Chronic hypercapnic respiratory failure patients have less risk of reintubation and death using noninvasive ventilation

(RxWiki News) Patients with chronic obstructive pulmonary disease (COPD) may also suffer from chronic hypercapnic respiratory failure (CHRF).

Researchers in France found that patients weaned from ventilation by noninvasive ventilation (NIV) experience less incidence of additional acute respiratory failure (ARF), reintubation and may have shorter intubation times. Additionally, NIV can significantly reduce risk of death.

"NIV weaning from intubation allows a shorter weaning period with less incidence of ARF."

Lead investigator Christophe Girault, MD notes that while NIV as a weaning technique didn't preclude reintubation compared to conventional weaning and oxygen therapy, it did reduce the risk of reintubation or death with NIV. The study results indicate that NIV may be useful to avoid reintubation when post-extubation ARF occurs in patients.

Girault says that NIV also did not  increase the risk of weaning failure in terms of reintubation. Girault surmises that NIV might actually allow earlier extubation, but not more rapidly ‘de-ventilation’ in hard to extubate CHRF patients.
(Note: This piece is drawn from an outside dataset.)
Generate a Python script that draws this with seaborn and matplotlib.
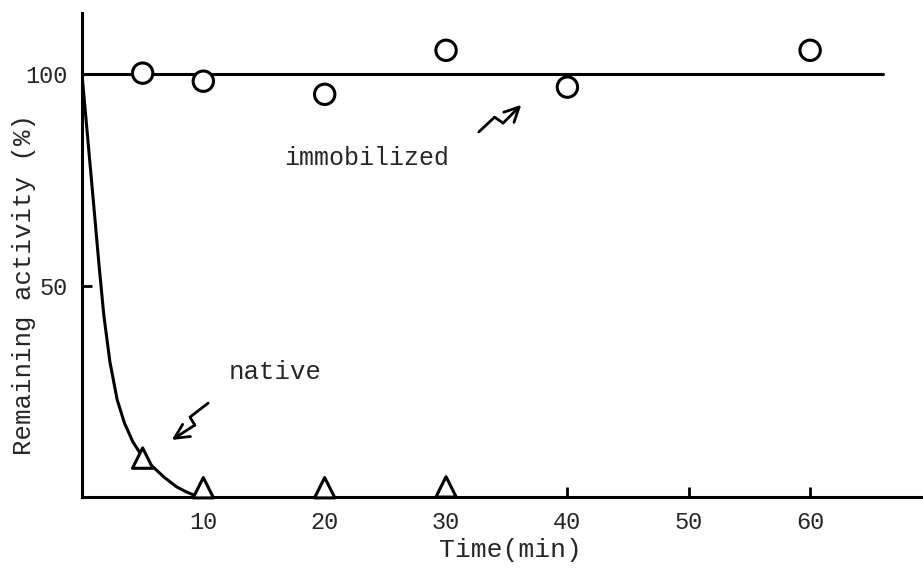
import numpy as np
import pandas as pd
import matplotlib
matplotlib.use("Agg")
import matplotlib.pyplot as plt
import seaborn as sns

# Data
immob_time = [5, 10, 20, 30, 40, 60]
immob_activity = [100.2, 98.3, 95.2, 105.6, 96.9, 105.6]

native_time = [5, 10, 20, 30]
native_activity = [9.2, 2.2, 2.2, 2.4]

# fitted lines drawn on the figure
immob_line_time = [0, 66]
immob_line_activity = [100, 100]

native_curve_time = [0, 0.5, 1.0, 1.4, 1.8, 2.3, 2.9, 3.5, 4.2, 5.2, 5.9, 6.8, 7.8, 8.6, 9.2, 10.0]
native_curve_activity = [100, 84, 68, 55, 43, 32, 23, 17.5, 13, 8.6, 7.0, 4.6, 2.4, 1.2, 0.5, 0.2]

# zigzag pointer arrows
immob_arrow_x = [32.7, 34.0, 34.7, 36.2]
immob_arrow_y = [86.3, 89.8, 88.4, 92.7]
native_arrow_x = [10.4, 8.9, 9.3, 7.4]
native_arrow_y = [22.2, 18.9, 17.0, 13.5]

x_ticks = [10, 20, 30, 40, 50, 60]
y_ticks = [50, 100]

sns.set_theme(style="ticks")
plt.rcParams['font.family'] = ['Liberation Mono', 'DejaVu Sans Mono']

fig = plt.figure(figsize=(9.23, 5.69), dpi=100)
ax = fig.add_axes([0.0888, 0.1265, 0.9112, 0.8505])

pts = pd.DataFrame({
    "time": immob_time + native_time,
    "activity": immob_activity + native_activity,
    "sample": ["immobilized"] * len(immob_time) + ["native"] * len(native_time),
})

sns.lineplot(x=immob_line_time, y=immob_line_activity, color="black", lw=2.2, ax=ax)
sns.lineplot(x=native_curve_time, y=native_curve_activity, color="black", lw=2.2, ax=ax,
             sort=False, estimator=None)
sns.scatterplot(data=pts, x="time", y="activity", style="sample",
                markers={"immobilized": "o", "native": "^"}, s=215,
                facecolor="white", edgecolor="black", linewidth=2.2,
                legend=False, ax=ax, zorder=3, clip_on=False)

# zigzag arrows
for xs, ys in [(immob_arrow_x, immob_arrow_y), (native_arrow_x, native_arrow_y)]:
    ax.plot(xs[:-1], ys[:-1], color="black", lw=2.0)
    ax.annotate("", xy=(xs[-1], ys[-1]), xytext=(xs[-2], ys[-2]),
                arrowprops=dict(arrowstyle="->", color="black", lw=2.0,
                                mutation_scale=26, shrinkA=0, shrinkB=0))

ax.text(23.5, 80.1, "immobilized", fontsize=18, ha="center", va="center")
ax.text(15.9, 29.5, "native", fontsize=18.5, ha="center", va="center")

ax.set_xlim(0, 69.3)
ax.set_ylim(0, 114.4)
ax.set_xticks(x_ticks)
ax.set_yticks(y_ticks)
ax.tick_params(direction="in", length=7, width=2, labelsize=17, pad=10, color="black")
sns.despine(ax=ax)
for sp in ["left", "bottom"]:
    ax.spines[sp].set_linewidth(2.2)
    ax.spines[sp].set_color("black")

ax.set_xlabel("Time(min)", fontsize=19)
ax.set_ylabel("Remaining activity (%)", fontsize=18.5)
ax.xaxis.set_label_coords(0.51, -0.085)
ax.yaxis.set_label_coords(-0.055, 0.44)

fig.savefig("out.png", dpi=100)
These results corroborate previously published results involving CHRF patients considered to be potentially difficult to extubate.

Researchers recruited 388 patients with CHRF from 13 intensive care units (ICUs) who had been intubated for at least 48 hours prior to extubation and failed a spontaneous breathing trial (SBT). Nearly 33% of the patients were able to breathe on their own after extubation.

The remaining 208 patients who failed the SBT were randomly placed in three different therapy groups:  conventional weaning, extubation followed by standard oxygen therapy using either nasal cannula or venturi mask, or extubation followed by NIV administered through a facial mask.

The three methods were evaluation by the following criteria: incidence of reintubation within a week of extubation, an additional  episode of acute respiratory failure within a week, or death within a week. Factors also considered include ICU and hospital length of stay and overall respiratory condition at the time of discharge.

The study found no significant difference between the three therapies regarding reintubation and causes of reintubation. They did find that the post-intubation acute respiratory failure occurrence was much lower in the group that had the NIV therapy post extubation. Girault observes that the NIV method of weaning allowed for a shorter intubation term without increasing the risk of reintubation. NIV may allow earlier extubation.